Progressive Kundenwerbung - ein opferloses Delikt?
Das Lauterkeitsrecht befindet sich im stetigen Wandel. Nicht nur die zivilrechtlichen, auch die strafrechtlichen Regelungen sind hiervon betroffen. Die vorliegende Arbeit behandelt die Bedeutung und die wechselvolle Geschichte der Strafnorm der progressiven Kundenwerbung (§ 16 Abs. 2 UWG), auch bekannt als „Schneeballsystem“ oder „Pyramidensystem“. Nach einer Begriffsklärung und einem Aufriss der bisherigen Entwicklung dieser Norm untersucht sie die strafrechtlichen Implikationen der Norm als Unternehmensdelikt und prüft, unter welchen Bedingungen eine Straflosigkeit möglich ist.
Im ersten Teil der Arbeit untersucht die Verfasserin, welche inhaltliche Bedeutung den einschlägigen Bezeichnungen „progressive Kundenwerbung“, „Schneeballsystem“ und „Pyramidensystem“ in Gesetzgebung, Rechtsprechung und Literatur zukommt, in welcher Relation die Begriffe zueinander stehen und ob die vorgenommenen Kategorisierungen und Abgrenzungsmerkmale ein eindeutiges Begriffsverständnis ermöglichen.
Der zweite Teil der Arbeit befasst sich mit den Entwicklungen, die die Strafnorm seit ihrer Einführung ins UWG im Jahr 1986 durchlaufen hat.

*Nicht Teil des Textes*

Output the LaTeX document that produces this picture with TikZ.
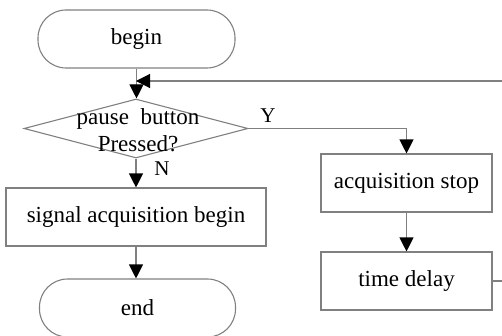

Hierbei werden besonders die Auswirkungen untersucht, die die beiden UWG-Reformen 2004 und 2008 auf den Straftatbestand haben.
Der Gesetzgeber hat die Strafnorm als Unternehmensdelikt ausgestaltet. Dies hat zur Folge, dass auch der erfolglose Werber formell so gestellt wird, als habe er die Tat vollendet, sobald er zum Versuch der Tat ansetzt. Ein strafbefreiender Rücktritt ist demzufolge nicht mehr möglich. Gleichwohl hält der Gesetzgeber fest, dass die Möglichkeit einer Straflosigkeit im Rahmen „notwendiger Teilnahme“ bestehe. Im dritten Teil der Arbeit werden daher zunächst die Möglichkeiten untersucht, wann eine Straflosigkeit de lege lata überhaupt angenommen werden kann. Im Anschluss werden Alternativen aufgezeigt, wie die Strafnorm angepasst werden müsste, um dem Ansinnen des Gesetzgebers Rechnung zu tragen.